It took me a day to catch up with this, but Thursday's Washington Post carried a long reconstruction of just what happened that horrific first week inside the New Orleans Convention Center. One telling detail: early on, the Center's liquor storage locker was opened, and
"They took so much, they couldn't drink it all," said George Lancie, manager of the center's food-service company.
And, despite the widespread impression that there was no presence of police or military at the Center, the Post reports:
By Tuesday night, a contingent of at least 250 Louisiana National Guard troops was hunkered down in Hall A, off Julia Street at the northern end of the building.
The armed troops, from at least two engineering battalions -- the 769th and 527th -- had been assigned to set up a base at the center to prepare for debris removal and road clearing, as well as rescue and security. But they had enough food and water only for themselves and had no immediate orders to provide assistance or security for the thousands of evacuees in their midst, according to interviews with a dozen enlisted soldiers and officers.
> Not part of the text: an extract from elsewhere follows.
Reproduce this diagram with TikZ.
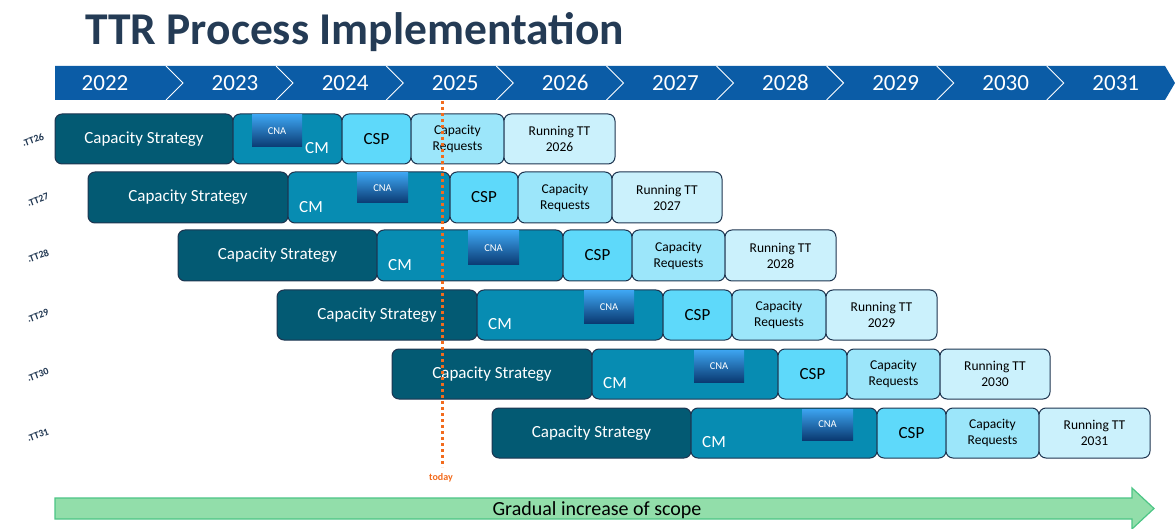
\documentclass[tikz,border=0pt]{standalone}
\usepackage{fontspec}
\setmainfont{Carlito}
\definecolor{titleblue}{HTML}{243B55}
\definecolor{yearblue}{HTML}{0B5CA6}
\definecolor{csfill}{HTML}{035A73}
\definecolor{cmfill}{HTML}{078CB2}
\definecolor{cspfill}{HTML}{5ED9FA}
\definecolor{crfill}{HTML}{9CE6FA}
\definecolor{rtfill}{HTML}{CBF1FC}
\definecolor{boxline}{HTML}{1E3550}
\definecolor{cnatop}{HTML}{3DA4F0}
\definecolor{cnabot}{HTML}{0A3A72}
\definecolor{todayorange}{HTML}{F26B1D}
\definecolor{arrowfill}{HTML}{92DEAA}
\definecolor{arrowline}{HTML}{4CC585}
\tikzset{
  pbox/.style={draw=boxline, line width=1pt, rounded corners=7pt, inner sep=0pt, outer sep=0pt, anchor=north west, align=center},
  stratbox/.style={pbox, fill=csfill, text=white, font=\fontsize{17}{20}\selectfont},
  cmbox/.style={pbox, fill=cmfill},
  cspbox/.style={pbox, fill=cspfill, text=black, font=\fontsize{17}{20}\selectfont},
  crbox/.style={pbox, fill=crfill, text=black, font=\fontsize{13.5}{16}\selectfont},
  rtbox/.style={pbox, fill=rtfill, text=black, font=\fontsize{13.5}{16}\selectfont},
  cnabox/.style={inner sep=0pt, outer sep=0pt, anchor=north west, top color=cnatop, bottom color=cnabot, text=white, font=\fontsize{10.5}{12}\selectfont},
  cmtext/.style={text=white, inner sep=0pt, font=\fontsize{17}{20}\selectfont},
  ttlabel/.style={text=boxline, inner sep=0pt, font=\bfseries\fontsize{10}{12}\selectfont},
  yeartext/.style={text=white, inner sep=0pt, font=\fontsize{23}{26}\selectfont},
}
\begin{document}
\begin{tikzpicture}[x=1pt,y=-1pt]
\useasboundingbox (0,0) rectangle (1175,529);
% title
\node[anchor=base west, inner sep=0pt, text=titleblue, font=\bfseries\fontsize{45.5}{50}\selectfont] (title) at (85,45) {TTR Process Implementation};
% year bar
\fill[yearblue] (55,66) -- (1165,66) -- (1175,83) -- (1165,100) -- (55,100) -- cycle;
\foreach \k in {0,...,8} {
  \pgfmathsetmacro\xb{166+110.1*\k}
  \draw[white, line width=0.9pt] (\xb,66) -- (\xb+17,83) -- (\xb,100);
}
\node[yeartext] (y2022) at (105,83) {2022};
\foreach \k in {1,...,9} {
  \pgfmathtruncatemacro\yr{2022+\k}
  \pgfmathsetmacro\xt{166+110.1*(\k-1)+69}
  \node[yeartext] (y\yr) at (\xt,83) {\yr};
}
% rows
\foreach \yr/\yt/\yb/\pa/\pb/\pc/\pd/\pe/\pf/\ca/\cb/\cc/\cmx/\lx/\ly in {
  26/114/164/55/233/342/411/504/615/252/302/147/317/33/140,
  27/172/223/88/288/450/518/612/722/357/408/203/311/38/200,
  28/230/281/178/377/563/632/725/836/468/519/265/400/38/256,
  29/290/340/277/477/663/732/826/937/584/634/323/500/38/316,
  30/349/399/392/592/778/847/940/1050/694/744/382/615/38/375,
  31/408/458/492/691/877/946/1039/1150/802/853/440/714/38/435}
{
  \pgfmathsetmacro\hh{\yb-\yt}
  \pgfmathsetmacro\wA{\pb-\pa}
  \pgfmathsetmacro\wB{\pc-\pb}
  \pgfmathsetmacro\wC{\pd-\pc}
  \pgfmathsetmacro\wD{\pe-\pd}
  \pgfmathsetmacro\wE{\pf-\pe}
  \pgfmathsetmacro\wN{\cb-\ca}
  \pgfmathsetmacro\hN{\cc-\yt-1}
  \node[stratbox, minimum width=\wA pt, minimum height=\hh pt] (cs\yr) at (\pa,\yt) {Capacity Strategy};
  \node[cmbox, minimum width=\wB pt, minimum height=\hh pt] (cm\yr) at (\pb,\yt) {};
  \node[cspbox, minimum width=\wC pt, minimum height=\hh pt] (csp\yr) at (\pc,\yt) {CSP};
  \node[crbox, minimum width=\wD pt, minimum height=\hh pt] (cr\yr) at (\pd,\yt) {Capacity\\Requests};
  \node[rtbox, minimum width=\wE pt, minimum height=\hh pt] (rt\yr) at (\pe,\yt) {Running TT\\20\yr};
  \node[cnabox, minimum width=\wN pt, minimum height=\hN pt] (cna\yr) at (\ca,\yt+1) {CNA};
  \node[cmtext] (cmt\yr) at (\cmx,\yb-16) {CM};
  \node[ttlabel, rotate=20] (tt\yr) at (\lx,\ly) {.TT\yr};
}
% today line
\coordinate (todaytop) at (442,101);
\coordinate (todaybot) at (442,467);
\draw[todayorange, line width=3pt, dash pattern=on 3pt off 3pt] (todaytop) -- (todaybot);
\node[text=todayorange, inner sep=0pt, font=\bfseries\fontsize{10}{12}\selectfont] (today) at (441,478) {today};
% scope arrow
\draw[fill=arrowfill, draw=arrowline, line width=1.2pt] (55,498) -- (1132,498) -- (1132,488) -- (1154,508.5) -- (1132,529) -- (1132,519) -- (55,519) -- cycle;
\node[text=black, inner sep=0pt, font=\fontsize{20}{24}\selectfont] (scope) at (597,510) {Gradual increase of scope};
\end{tikzpicture}
\end{document}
Instead, as the danger level grew, they felt they must first protect themselves.
"There was way too many of them and way too few of us," said Master Sgt. Chad Anderson, 37. "Since we couldn't help them, it was best to avoid them. They had a mob, crazy mentality."
Whenever the soldiers left the center on missions, they drove west on Julia Street and away from the throngs of people begging for food and water along Convention Center Boulevard. "When they saw the soldiers, they'd think, 'That's food,' " said Sgt. Karla Spillers, 26. "We didn't have any for them. We had to feed our own people."
Spillers said she felt pain at the knowledge that teenage girls were wandering around the center, alone, knowing they were possible prey.
"There were prisoners, mobsters, gangs" in there, she said.
Almost as soon as they arrived, Guard commanders became concerned enough about the safety of their troops that they ordered more weapons and ammunition. On Wednesday night, there was kicking and banging on the doors to Hall A, where the guardsmen were. "They were trying to break the doors and get us," said Anderson. "They knew we were there."
"About 9 that night, we started barricading the doors," said Staff Sgt. Bryan Lowery, a supply sergeant with the 527th battalion.
Guardsmen parked at least three dump trucks next to the doors to block them, and Lowery began dispensing weapons and ammunition.
"It scared me," Spillers recalled. "Everyone went to get their weapons from the backs of the trucks."
That night, Guard commanders figured the convention center was untenable as a staging base. And they, too, left the center despite what Fore said were his pleas to stay.
"We were told they couldn't help us unless the order came down from the top, from a lot of people," Fore said. "The only time they partnered with us was when there were gunshots in the area where they were actually staying. They protected themselves."
Maj. Keith Waddell, commander of the 769th Engineer Battalion, said his unit was never asked to quell the violence at the convention center. "The idea of helping with the convention center never came up," he said. "We were just preparing ourselves for the next mission."
Waddell said he believes that, if so ordered, the Louisiana Guard forces present would have been adequate to get the center under control.
"I feel confident we could have controlled it, with the numbers we had," Waddell said.
But senior commanders indicated they had ruled out that possibility. Col. Stephen C. Dabadie, chief of staff of the Louisiana National Guard, said the engineer units were "not designed to secure the convention center."